I really appreciate all your advice, comments and support!
 

SeaGenieTx

Active Member
Im going thru this too with my 23 year old son. Problem is, I have no family. My so called friends only call me when they need me, when I need them they are too busy. This forum and people on here going thru the same thing have given me words of comfort. We are sad parents who have been dealt a bad hand. But we are all hear for each other...I wish we all lived in the same city and could all meet in person.
 

MommaR

New Member
Hugs to you SeaGenie. I am so sorry for your loss! Perhaps someday we can meet in person. We are put on this Earth for relationships. I will pray for you and your son. Here when you need.
 

Copabanana

Well-Known Member
You have made so much progress:
I found a Narcotics support group locally.
our son was now responsible for the remaining half of his retainer
we took away his car.

I know this sounds crazy, but there is unity in the family:
My son finally showed back to our house at 10AM.
My husband began a conversation that united us again.
We once again had the same lecture/conversation with our son, but this time my husband accepted no excuses.
Okay, he made the wrong choice, but maybe for the right reason.
He chose drugs
Maybe he is trying to emancipate, to grow up, and he picked the wrong horse on which to ride out of town. He just wants to make sure it is not the same horse you bet on it. He sounds like a good young man who is just awfully stupid right about now.

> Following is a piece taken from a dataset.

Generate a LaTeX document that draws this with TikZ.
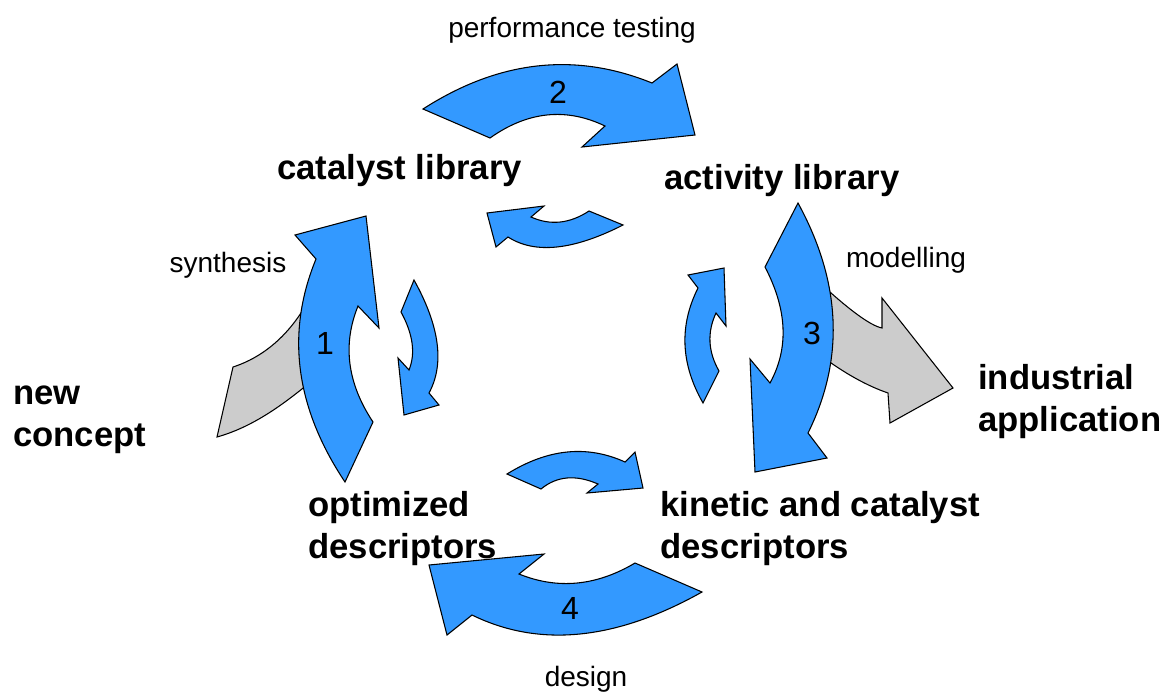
\documentclass[tikz,border=0pt]{standalone}
\usepackage{fontspec}
\setmainfont{Liberation Sans}
\usepackage{tikz}
\usetikzlibrary{positioning,calc}
\definecolor{cycleblue}{HTML}{3399FF}
\definecolor{sidegrey}{HTML}{CCCCCC}
\tikzset{
  shaft/.style={draw=black, line width=0.8pt, fill=#1, line join=miter},
  stagelbl/.style={font=\fontsize{26}{31.5}\selectfont\bfseries, align=left,
                   anchor=base west, inner sep=0pt},
  actlbl/.style={font=\fontsize{21}{25}\selectfont, anchor=base, inner sep=0pt},
  num/.style={font=\fontsize{24}{28}\selectfont, inner sep=0pt},
}

\begin{document}
\begin{tikzpicture}[x=0.75pt, y=-0.75pt]
\useasboundingbox (0,0) rectangle (1166,693);

% ---------- side arrows (behind the cycle) ------------------------------
\draw[shaft=sidegrey] (217,437) -- (233,367) .. controls (270,355) and (300,325) .. (318,280)
   -- (325,370) .. controls (295,395) and (260,425) .. cycle;
\draw[shaft=sidegrey] (820,283) .. controls (850,310.7) and (870.7,325.7) .. (882,328)
   -- (882,298) -- (953,388) -- (890,423) -- (888,393)
   .. controls (866.7,385.7) and (844,373) .. (820,355) -- cycle;

% ---------- the outer cycle ---------------------------------------------
% 1: synthesis, up to the catalyst library
\draw[shaft=cycleblue] (295,235) -- (366,216) -- (379,328) -- (358,306)
   .. controls (342.3,344.7) and (347.3,383.3) .. (373,422) -- (345,482)
   .. controls (295,407) and (285.7,332.7) .. (316,259) -- cycle;
% 2: performance testing
\draw[shaft=cycleblue] (423,109) .. controls (498.7,60.3) and (575,51.7) .. (652,83)
   -- (677,64) -- (695,135) -- (582,147) -- (605,126)
   .. controls (566,107.3) and (527.7,111.3) .. (490,138) -- cycle;
% 3: modelling
\draw[shaft=cycleblue] (798,203) .. controls (841.3,282.3) and (844.7,359) .. (808,433)
   -- (827,458) -- (755,472) -- (750,359) -- (770,383)
   .. controls (789,348.3) and (787.3,309.7) .. (765,267) -- cycle;
% 4: design
\draw[shaft=cycleblue] (702,592) -- (635,563) .. controls (596.3,586) and (557.7,589.7) .. (519,574)
   -- (544,554) -- (429,565) -- (447,635) -- (472,615)
   .. controls (539.3,648) and (616,640.3) .. cycle;

% ---------- the inner, reverse cycle ------------------------------------
\draw[shaft=cycleblue] (414,280) .. controls (439.7,326.3) and (444.7,364) .. (429,393)
   -- (439,405) -- (404,415) -- (398,358) -- (409,370)
   .. controls (415.7,353.3) and (413,334) .. (401,312) -- cycle;
\draw[shaft=cycleblue] (688,275) -- (724,268) -- (726,326) -- (716,313)
   .. controls (707,332.3) and (708,351.7) .. (719,371) -- (703,403)
   .. controls (680.7,364) and (679,325.7) .. (698,288) -- cycle;
\draw[shaft=cycleblue] (507,474) -- (541,489) .. controls (556.7,476) and (575.7,474.3) .. (598,484)
   -- (587,493) -- (643,488) -- (635,452) -- (625,462)
   .. controls (587,444.7) and (547.7,448.7) .. cycle;
\draw[shaft=cycleblue] (623,225) -- (589,211) .. controls (569.7,223.7) and (550.3,225.7) .. (531,217)
   -- (544,206) -- (487,213) -- (496,247) -- (508,237)
   .. controls (535,254.3) and (573.3,250.3) .. cycle;

% ---------- numbers -----------------------------------------------------
\node[num] (n1) at (325,343) {1};
\node[num] (n2) at (558,92) {2};
\node[num] (n3) at (812,333) {3};
\node[num] (n4) at (570,608) {4};

% ---------- stages (base = last line) -----------------------------------
\node[stagelbl] (catlib) at (277,179) {catalyst library};
\node[stagelbl] (actlib) at (664,189) {activity library};
\node[stagelbl] (newc) at (13,446) {new\\concept};
\node[stagelbl] (indapp) at (978,431) {industrial\\application};
\node[stagelbl] (optdesc) at (308,558) {optimized\\descriptors};
\node[stagelbl] (kindesc) at (660,558) {kinetic and catalyst\\descriptors};

% ---------- activities --------------------------------------------------
\node[actlbl] (perf) at (572,37) {performance testing};
\node[actlbl] (synth) at (228,272) {synthesis};
\node[actlbl] (model) at (906,267) {modelling};
\node[actlbl] (design) at (586,686) {design};
\end{tikzpicture}
\end{document}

You did everything right. I am glad you and your husband gave each other another chance.

Doing like you are doing is giving your son the very best chance to work this through. Great job. Keep posting.
 

SeaGenieTx

Active Member
Thank u MommaR. I am trying to find an Al Anon Support group in my area. I really need to attend these and talk about my son and my late brother who died of alcoholism. Gotta get a handle on feelings of shame, embarassment and and guilt.